## Stored data
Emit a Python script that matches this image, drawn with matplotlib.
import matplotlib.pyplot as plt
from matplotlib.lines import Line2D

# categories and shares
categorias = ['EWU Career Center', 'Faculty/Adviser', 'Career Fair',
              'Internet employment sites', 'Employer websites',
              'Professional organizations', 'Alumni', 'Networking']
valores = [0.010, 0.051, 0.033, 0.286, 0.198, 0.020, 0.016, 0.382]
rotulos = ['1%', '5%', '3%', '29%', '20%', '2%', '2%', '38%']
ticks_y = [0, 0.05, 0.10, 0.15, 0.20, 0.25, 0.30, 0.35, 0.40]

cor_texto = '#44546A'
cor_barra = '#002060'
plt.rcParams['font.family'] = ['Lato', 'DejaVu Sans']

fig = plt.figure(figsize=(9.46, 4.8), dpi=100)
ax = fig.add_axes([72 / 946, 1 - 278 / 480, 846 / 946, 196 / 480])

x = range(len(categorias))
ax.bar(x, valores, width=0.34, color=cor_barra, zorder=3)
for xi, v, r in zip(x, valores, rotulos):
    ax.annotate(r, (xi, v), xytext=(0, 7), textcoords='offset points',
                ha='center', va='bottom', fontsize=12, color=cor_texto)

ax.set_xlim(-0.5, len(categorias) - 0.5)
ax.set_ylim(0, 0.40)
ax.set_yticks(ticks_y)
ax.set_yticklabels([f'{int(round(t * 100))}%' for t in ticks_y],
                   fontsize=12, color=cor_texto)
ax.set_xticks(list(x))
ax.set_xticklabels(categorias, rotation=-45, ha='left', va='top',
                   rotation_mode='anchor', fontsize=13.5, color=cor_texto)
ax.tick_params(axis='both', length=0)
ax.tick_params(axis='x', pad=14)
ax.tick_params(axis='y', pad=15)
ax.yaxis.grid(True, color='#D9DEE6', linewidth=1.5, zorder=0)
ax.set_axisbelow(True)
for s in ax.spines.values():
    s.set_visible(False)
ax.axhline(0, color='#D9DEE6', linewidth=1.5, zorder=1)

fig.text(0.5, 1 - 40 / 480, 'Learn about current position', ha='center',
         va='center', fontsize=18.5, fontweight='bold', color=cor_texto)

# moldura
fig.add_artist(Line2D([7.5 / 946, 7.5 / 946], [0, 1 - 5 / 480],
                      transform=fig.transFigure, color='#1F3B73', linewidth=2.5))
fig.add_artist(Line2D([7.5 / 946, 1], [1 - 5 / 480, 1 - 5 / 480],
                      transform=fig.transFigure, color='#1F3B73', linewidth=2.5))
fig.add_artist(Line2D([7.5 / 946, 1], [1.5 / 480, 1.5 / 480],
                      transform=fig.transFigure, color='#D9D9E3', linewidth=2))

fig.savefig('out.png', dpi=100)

## Task instructions
Your output must be the lines of the material above, from the first through the line that contains "va='center', fontsize=18.5, fontweight='bold', color=cor_texto)", copied exactly. Include both endpoints and nothing else.

## Task output
Emit a Python script that matches this image, drawn with matplotlib.
import matplotlib.pyplot as plt
from matplotlib.lines import Line2D

# categories and shares
categorias = ['EWU Career Center', 'Faculty/Adviser', 'Career Fair',
              'Internet employment sites', 'Employer websites',
              'Professional organizations', 'Alumni', 'Networking']
valores = [0.010, 0.051, 0.033, 0.286, 0.198, 0.020, 0.016, 0.382]
rotulos = ['1%', '5%', '3%', '29%', '20%', '2%', '2%', '38%']
ticks_y = [0, 0.05, 0.10, 0.15, 0.20, 0.25, 0.30, 0.35, 0.40]

cor_texto = '#44546A'
cor_barra = '#002060'
plt.rcParams['font.family'] = ['Lato', 'DejaVu Sans']

fig = plt.figure(figsize=(9.46, 4.8), dpi=100)
ax = fig.add_axes([72 / 946, 1 - 278 / 480, 846 / 946, 196 / 480])

x = range(len(categorias))
ax.bar(x, valores, width=0.34, color=cor_barra, zorder=3)
for xi, v, r in zip(x, valores, rotulos):
    ax.annotate(r, (xi, v), xytext=(0, 7), textcoords='offset points',
                ha='center', va='bottom', fontsize=12, color=cor_texto)

ax.set_xlim(-0.5, len(categorias) - 0.5)
ax.set_ylim(0, 0.40)
ax.set_yticks(ticks_y)
ax.set_yticklabels([f'{int(round(t * 100))}%' for t in ticks_y],
                   fontsize=12, color=cor_texto)
ax.set_xticks(list(x))
ax.set_xticklabels(categorias, rotation=-45, ha='left', va='top',
                   rotation_mode='anchor', fontsize=13.5, color=cor_texto)
ax.tick_params(axis='both', length=0)
ax.tick_params(axis='x', pad=14)
ax.tick_params(axis='y', pad=15)
ax.yaxis.grid(True, color='#D9DEE6', linewidth=1.5, zorder=0)
ax.set_axisbelow(True)
for s in ax.spines.values():
    s.set_visible(False)
ax.axhline(0, color='#D9DEE6', linewidth=1.5, zorder=1)

fig.text(0.5, 1 - 40 / 480, 'Learn about current position', ha='center',
         va='center', fontsize=18.5, fontweight='bold', color=cor_texto)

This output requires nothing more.